- WRITTEN REQUEST
An exact copy of all the data is required, with pictures left out.

= = = = = = =

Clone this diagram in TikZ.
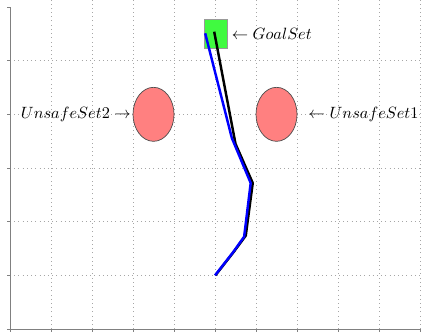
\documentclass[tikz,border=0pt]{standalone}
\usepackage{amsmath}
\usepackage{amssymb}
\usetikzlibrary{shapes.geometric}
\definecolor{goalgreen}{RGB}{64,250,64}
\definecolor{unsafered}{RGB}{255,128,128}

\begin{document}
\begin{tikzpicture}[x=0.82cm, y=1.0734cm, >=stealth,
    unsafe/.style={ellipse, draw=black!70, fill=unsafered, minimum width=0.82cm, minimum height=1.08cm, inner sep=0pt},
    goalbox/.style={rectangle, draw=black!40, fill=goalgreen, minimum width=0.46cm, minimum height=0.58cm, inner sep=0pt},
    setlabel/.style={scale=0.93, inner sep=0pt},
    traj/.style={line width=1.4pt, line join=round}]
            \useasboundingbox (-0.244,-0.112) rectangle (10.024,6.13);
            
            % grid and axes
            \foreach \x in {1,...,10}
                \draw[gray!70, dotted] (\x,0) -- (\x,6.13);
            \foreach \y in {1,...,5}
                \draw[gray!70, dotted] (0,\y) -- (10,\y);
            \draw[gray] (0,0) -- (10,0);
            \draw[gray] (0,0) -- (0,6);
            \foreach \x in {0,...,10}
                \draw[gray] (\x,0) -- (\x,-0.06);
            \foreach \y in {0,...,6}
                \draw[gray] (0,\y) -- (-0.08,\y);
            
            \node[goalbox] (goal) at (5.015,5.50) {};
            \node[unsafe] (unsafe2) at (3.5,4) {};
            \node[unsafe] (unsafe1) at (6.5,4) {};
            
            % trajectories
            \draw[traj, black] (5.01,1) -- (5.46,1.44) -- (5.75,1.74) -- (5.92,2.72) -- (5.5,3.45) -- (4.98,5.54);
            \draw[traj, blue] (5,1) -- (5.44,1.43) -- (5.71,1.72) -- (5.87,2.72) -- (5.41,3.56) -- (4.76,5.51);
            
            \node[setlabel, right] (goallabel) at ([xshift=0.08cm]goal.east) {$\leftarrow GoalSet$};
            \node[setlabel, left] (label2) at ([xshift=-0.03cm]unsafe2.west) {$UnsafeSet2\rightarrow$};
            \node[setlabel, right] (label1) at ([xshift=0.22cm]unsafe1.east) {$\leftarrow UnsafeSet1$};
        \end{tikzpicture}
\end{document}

= = = = = = =

- TASK RESULT
Clone this diagram in TikZ.
\documentclass[tikz,border=0pt]{standalone}
\usepackage{amsmath}
\usepackage{amssymb}
\usetikzlibrary{shapes.geometric}
\definecolor{goalgreen}{RGB}{64,250,64}
\definecolor{unsafered}{RGB}{255,128,128}

\begin{document}
\begin{tikzpicture}[x=0.82cm, y=1.0734cm, >=stealth,
    unsafe/.style={ellipse, draw=black!70, fill=unsafered, minimum width=0.82cm, minimum height=1.08cm, inner sep=0pt},
    goalbox/.style={rectangle, draw=black!40, fill=goalgreen, minimum width=0.46cm, minimum height=0.58cm, inner sep=0pt},
    setlabel/.style={scale=0.93, inner sep=0pt},
    traj/.style={line width=1.4pt, line join=round}]
            \useasboundingbox (-0.244,-0.112) rectangle (10.024,6.13);
            
            % grid and axes
            \foreach \x in {1,...,10}
                \draw[gray!70, dotted] (\x,0) -- (\x,6.13);
            \foreach \y in {1,...,5}
                \draw[gray!70, dotted] (0,\y) -- (10,\y);
            \draw[gray] (0,0) -- (10,0);
            \draw[gray] (0,0) -- (0,6);
            \foreach \x in {0,...,10}
                \draw[gray] (\x,0) -- (\x,-0.06);
            \foreach \y in {0,...,6}
                \draw[gray] (0,\y) -- (-0.08,\y);
            
            \node[goalbox] (goal) at (5.015,5.50) {};
            \node[unsafe] (unsafe2) at (3.5,4) {};
            \node[unsafe] (unsafe1) at (6.5,4) {};
            
            % trajectories
            \draw[traj, black] (5.01,1) -- (5.46,1.44) -- (5.75,1.74) -- (5.92,2.72) -- (5.5,3.45) -- (4.98,5.54);
            \draw[traj, blue] (5,1) -- (5.44,1.43) -- (5.71,1.72) -- (5.87,2.72) -- (5.41,3.56) -- (4.76,5.51);
            
            \node[setlabel, right] (goallabel) at ([xshift=0.08cm]goal.east) {$\leftarrow GoalSet$};
            \node[setlabel, left] (label2) at ([xshift=-0.03cm]unsafe2.west) {$UnsafeSet2\rightarrow$};
            \node[setlabel, right] (label1) at ([xshift=0.22cm]unsafe1.east) {$\leftarrow UnsafeSet1$};
        \end{tikzpicture}
\end{document}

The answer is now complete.